China has long been involved in the Arctic affairs. As early as in 1925, China joined the Spitsbergen Treaty. China is an important stakeholder in Arctic affairs. Geographically, China is a "Near-Arctic State", one of the continental States that are closest to the Arctic Circle. The natural conditions of the Arctic and their changes have a direct impact on China's climate system and ecological environment, and, in turn, on its economic interests in agriculture, forestry, fishery, marine industry and other sectors. China is also closely involved in the trans-regional and global issues in the Arctic, especially in such areas as climate change, environment, scientific research, utilization of shipping routes, resource exploration and exploitation, security, and global governance. These issues are vital to the existence and development of all countries and humanity, and directly affect the interests of non-Arctic States including China. China enjoys the freedom or rights of scientific research, navigation, overflight, fishing, laying of submarine cables and pipelines, and resource exploration and exploitation in the high seas and other relevant sea areas, and certain special areas in the Arctic Ocean, as stipulated in treaties such as the United Nations Convention on the Law of the Sea (UNCLOS) and the Spitsbergen Treaty, and general international law. As a permanent member of the UN Security Council, a contracting party to a series of international treaties on Arctic affairs, a major trading nation and energy consumer in the world, China shoulders great responsibilities of Arctic-related issues.
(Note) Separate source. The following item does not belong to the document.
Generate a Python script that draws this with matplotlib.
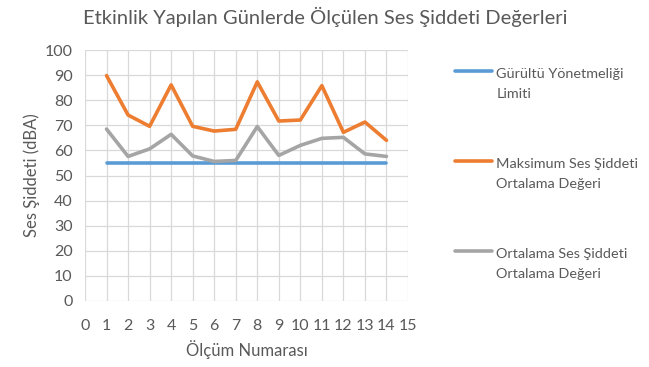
import matplotlib
matplotlib.use("Agg")
import matplotlib.pyplot as plt
from matplotlib.legend_handler import HandlerLine2D

# okuma numaralari ve degerler
olcum = list(range(1, 15))
limit = [55] * 14
maks = [89.8, 74.1, 69.6, 86.1, 69.6, 67.7, 68.4, 87.3, 71.7, 72.1, 85.8, 67.2, 71.3, 64.0]
ort = [68.5, 57.6, 60.6, 66.4, 57.8, 55.6, 56.0, 69.5, 58.0, 62.0, 64.8, 65.2, 58.6, 57.6]

labels = ["Gürültü Yönetmeliği\nLimiti",
          "Maksimum Ses Şiddeti\nOrtalama Değeri",
          "Ortalama Ses Şiddeti\nOrtalama Değeri"]
colors = ["#5b9bd5", "#ed7d31", "#a5a5a5"]

plt.rcParams['font.family'] = ['Lato', 'DejaVu Sans']
txt = "#595959"


class TopHandler(HandlerLine2D):
    # legend cizgisini ilk satira hizala
    def create_artists(self, legend, orig_handle, xdescent, ydescent,
                       width, height, fontsize, trans):
        return super().create_artists(legend, orig_handle, xdescent,
                                      ydescent - 1.75 * fontsize, width, height,
                                      fontsize, trans)


fig = plt.figure(figsize=(6.49, 3.67), dpi=100)
ax = fig.add_axes([85 / 649, 1 - 301 / 367, 323 / 649, 251 / 367])

lines = []
for y, c, lab in zip([limit, maks, ort], colors, labels):
    ln, = ax.plot(olcum, y, color=c, lw=2.6, label=lab, solid_capstyle="round")
    lines.append(ln)

ax.set_xlim(0, 15)
ax.set_ylim(0, 100)
ax.set_xticks(range(0, 16))
ax.set_yticks(range(0, 101, 10))
ax.grid(True, color="#d9d9d9", lw=0.9)
ax.set_axisbelow(True)
for s in ax.spines.values():
    s.set_visible(False)
ax.tick_params(axis="y", length=0, labelsize=11.5, colors=txt, pad=9)
ax.tick_params(axis="x", length=0, labelsize=11.5, colors=txt, pad=13)

ax.set_xlabel("Ölçüm Numarası", fontsize=12, color=txt, labelpad=5)
ax.set_ylabel("Ses Şiddeti (dBA)", fontsize=12, color=txt, labelpad=3)
fig.text(325 / 649, 1 - 17 / 367, "Etkinlik Yapılan Günlerde Ölçülen Ses Şiddeti Değerleri",
         ha="center", va="center", fontsize=14.5, color=txt)

leg = fig.legend(handles=lines, loc="upper left", bbox_to_anchor=(455 / 649, 1 - 68 / 367),
                 frameon=False, fontsize=10.4, labelcolor=txt, labelspacing=4.05,
                 handlelength=2.55, handletextpad=0.3, borderpad=0, borderaxespad=0,
                 handler_map={ln: TopHandler() for ln in lines})
for t in leg.get_texts():
    t.set_linespacing(1.75)

fig.savefig("out.png", dpi=100)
China is an active participant, builder and contributor in Arctic affairs. The Chinese government attaches great importance to Arctic Affairs and issued the white paper on China's Arctic Policies in January 2018 for the first time, briefing the world on China's relevant policies and positions. China's policy goals on the Arctic are: to understand, protect, develop and participate in the governance of the Arctic, so as to safeguard the common interests of all countries and the international community in the Arctic, and promote sustainable development of the Arctic.

In order to realize the above-mentioned policy goals, China participates in Arctic affairs in accordance with the four basic principles of "respect, cooperation, win-win result and sustainability" . These policies and positions have covered the main aspects of China's participation in Arctic affairs, namely, scientific research, environmental protection, resource utilization, governance and international cooperation for peace and stability. These policies and positions embody China's Arctic policy goals and basic principles in every specific area, and will serve as the guidelines for China's participation in Arctic affairs in the future.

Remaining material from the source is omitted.